Good lord, I’m now distracted from the horror of your post by the horror (the horror!) of Reluctant Launderer’s comments. I wouldn’t last two seconds in Cambodia. I’d simply curl up and die, the first time a baby-seagull sized spider abducted me in his car and rubbed me down with oil while ordering me to TAKE OFF PANTS.
The worst thing about those big fuckers? The goo, the mess, the carnage when you step on them wearing your huge hiking boots because the only weapon you have is the inadequate stick used for poking the resident shower worm down the drain before every shower. It’s like stepping on a mouse.
I am laughing hysterically at the seagull abduction.
I forgot to mention that I stepped on one last week. With my BARE foot. At night. In the dark. This is what happens when you have a bladder the size of a pea. Now they are out to get me. They want revenge.

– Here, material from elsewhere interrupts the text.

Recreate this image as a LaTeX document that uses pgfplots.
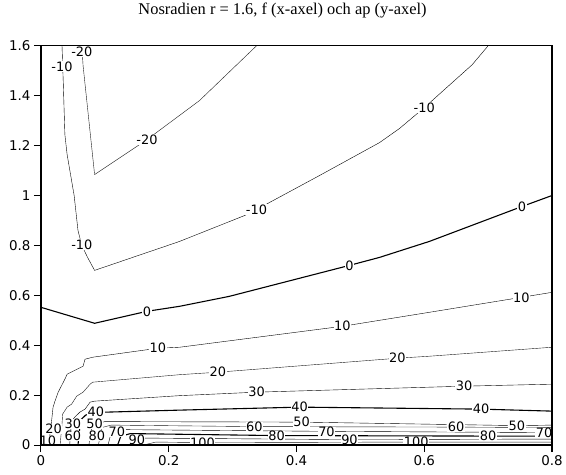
\documentclass[border=0pt]{standalone}
\usepackage{pgfplots}
\pgfplotsset{compat=1.18}
\usepackage{fontspec}
\setmainfont{Liberation Serif}
\newfontfamily\labfont{DejaVu Sans}
\tikzset{cl/.style={fill=white, inner sep=0.5bp, font=\labfont\fontsize{13}{14}\selectfont}}
\begin{document}
\begin{tikzpicture}
\begin{axis}[
    width=512bp, height=400bp, scale only axis,
    xmin=0, xmax=0.8, ymin=0, ymax=1.6,
    xtick={0,0.2,0.4,0.6,0.8},
    ytick={0,0.2,0.4,0.6,0.8,1,1.2,1.4,1.6},
    tick pos=left, tick align=outside,
    major tick length=7bp,
    tick style={black, line width=1.1bp},
    axis line style={line width=1.3bp},
    tick label style={font=\labfont\fontsize{13.5}{15}\selectfont},
    /pgf/number format/assume math mode=true,
    title={Nosradien r = 1.6, f (x-axel) och ap (y-axel)},
    title style={at={(0.4727,1)}, anchor=center, yshift=29bp, font=\fontsize{16.5}{19}\selectfont},
    axis on top,
    cycle list={{black!90, solid, line width=1.1bp, mark=none}},
]
% -20
\addplot coordinates {(0.064,1.6) (0.066,1.52) (0.084,1.084) (0.166,1.224) (0.248,1.38) (0.3375,1.6)};
% -10
\addplot coordinates {(0.033,1.6) (0.035,1.45) (0.0375,1.244) (0.041,1.164) (0.052,1.0) (0.058,0.86)
    (0.064,0.8) (0.073,0.752) (0.084,0.7) (0.217,0.816) (0.319,0.92) (0.3375,0.944) (0.436,1.08)
    (0.53,1.212) (0.561,1.268) (0.6,1.352) (0.675,1.524) (0.70,1.6)};
% 0
\addplot coordinates {(0,0.552) (0.084,0.488) (0.166,0.536) (0.217,0.556) (0.295,0.596) (0.483,0.72)
    (0.53,0.752) (0.608,0.816) (0.753,0.956) (0.8,1.0)};
% 10
\addplot coordinates {(0.012,0) (0.015,0.06) (0.017,0.104) (0.019,0.152) (0.022,0.176) (0.027,0.212)
    (0.0375,0.264) (0.041,0.284) (0.066,0.316) (0.069,0.344) (0.081,0.352) (0.183,0.388) (0.217,0.392)
    (0.472,0.476) (0.608,0.532) (0.752,0.592) (0.8,0.612)};
% 20
\addplot coordinates {(0.03,0) (0.033,0.084) (0.034,0.124) (0.041,0.152) (0.048,0.164) (0.056,0.196)
    (0.066,0.212) (0.077,0.244) (0.081,0.252) (0.217,0.282) (0.277,0.292) (0.558,0.348) (0.608,0.356) (0.8,0.392)};
% 30
\addplot coordinates {(0.045,0) (0.048,0.096) (0.053,0.112) (0.061,0.132) (0.069,0.144) (0.077,0.172)
    (0.084,0.176) (0.217,0.198) (0.3375,0.212) (0.6625,0.236) (0.8,0.244)};
% 40
\addplot coordinates {(0.058,0) (0.062,0.1) (0.07,0.12) (0.086,0.132) (0.103,0.132) (0.217,0.14)
    (0.405,0.152) (0.689,0.144) (0.8,0.136)};
% 50
\addplot coordinates {(0.075,0) (0.08,0.08) (0.1,0.094) (0.408,0.092) (0.6,0.084) (0.745,0.078) (0.8,0.08)};
% 60
\addplot coordinates {(0.09,0) (0.095,0.07) (0.11,0.08) (0.334,0.074) (0.65,0.072) (0.8,0.07)};
% 70
\addplot coordinates {(0.105,0) (0.11,0.05) (0.12,0.062) (0.447,0.055) (0.8,0.05)};
% 80
\addplot coordinates {(0.12,0) (0.125,0.035) (0.14,0.046) (0.369,0.038) (0.7,0.036) (0.8,0.036)};
% 90
\addplot coordinates {(0.14,0) (0.145,0.02) (0.16,0.028) (0.478,0.022) (0.8,0.024)};
% 100
\addplot coordinates {(0.16,0) (0.18,0.012) (0.253,0.01) (0.5875,0.012) (0.8,0.012)};

% contour labels
\node[cl] at (axis cs:0.064,1.576) {-20};
\node[cl] at (axis cs:0.166,1.224) {-20};
\node[cl] at (axis cs:0.033,1.516) {-10};
\node[cl] at (axis cs:0.064,0.804) {-10};
\node[cl] at (axis cs:0.3375,0.944) {-10};
\node[cl] at (axis cs:0.6,1.352) {-10};
\node[cl] at (axis cs:0.166,0.536) {0};
\node[cl] at (axis cs:0.483,0.72) {0};
\node[cl] at (axis cs:0.753,0.956) {0};
\node[cl] at (axis cs:0.183,0.388) {10};
\node[cl] at (axis cs:0.472,0.476) {10};
\node[cl] at (axis cs:0.752,0.592) {10};
\node[cl] at (axis cs:0.011,0.016) {10};
\node[cl] at (axis cs:0.020,0.064) {20};
\node[cl] at (axis cs:0.277,0.292) {20};
\node[cl] at (axis cs:0.558,0.348) {20};
\node[cl] at (axis cs:0.050,0.084) {30};
\node[cl] at (axis cs:0.3375,0.212) {30};
\node[cl] at (axis cs:0.6625,0.236) {30};
\node[cl] at (axis cs:0.086,0.132) {40};
\node[cl] at (axis cs:0.405,0.152) {40};
\node[cl] at (axis cs:0.689,0.144) {40};
\node[cl] at (axis cs:0.084,0.084) {50};
\node[cl] at (axis cs:0.408,0.092) {50};
\node[cl] at (axis cs:0.745,0.076) {50};
\node[cl] at (axis cs:0.050,0.036) {60};
\node[cl] at (axis cs:0.334,0.072) {60};
\node[cl] at (axis cs:0.65,0.072) {60};
\node[cl] at (axis cs:0.119,0.052) {70};
\node[cl] at (axis cs:0.447,0.052) {70};
\node[cl] at (axis cs:0.7875,0.048) {70};
\node[cl] at (axis cs:0.0875,0.036) {80};
\node[cl] at (axis cs:0.369,0.036) {80};
\node[cl] at (axis cs:0.70,0.036) {80};
\node[cl] at (axis cs:0.15,0.02) {90};
\node[cl] at (axis cs:0.483,0.022) {90};
\node[cl] at (axis cs:0.253,0.008) {100};
\node[cl] at (axis cs:0.5875,0.012) {100};

\draw[line width=2bp] (rel axis cs:0,0) -- (rel axis cs:0,1);
\coordinate (sw) at (rel axis cs:0,0);
\coordinate (ne) at (rel axis cs:1,1);
\end{axis}
\path ([shift={(-41bp,-29bp)}]sw) rectangle ([shift={(13bp,41bp)}]ne);
\end{tikzpicture}
\end{document}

WHY DID YOU TELL ME THIS? It is the worst thing I have ever heard. I would be gibbering in a corner, rocking back and forth, for the rest of my days. They don’t need revenge! THAT WAS THEIR REVENGE! HOW COULD ANYTHING POSSIBLY BE WORSE THAN THAT?
I wasn’t exaggerating, either. A couple of nights ago I was woken up by something big crawling up the back of my neck – conveniently close to spinal fluid. I’m pretending it was probably a gecko, but we all know what it really was.
I got very philosophical about big spiders in Central America–I was only there for a few months, but I liked to think that the giant wolf spiders and tarantulas and whatnot who came out at night and I had a kind of mutual détente–but if I had woken with one of them ON me my sang-froid would have rapidly diminished.
I can’t decide whether I really, really want you to write more about the spiders or whether I will pay you money never to mention them again. In any case, I am never visiting Cambodia, lovely though it looks, unless I have a set of custom body armor made entirely of live geckos. And gecko shoes.
Mmmm, gecko body armour. YES. Wolf spiders? Tarantulas? If you survived those, you can survive Cambodia. True fact.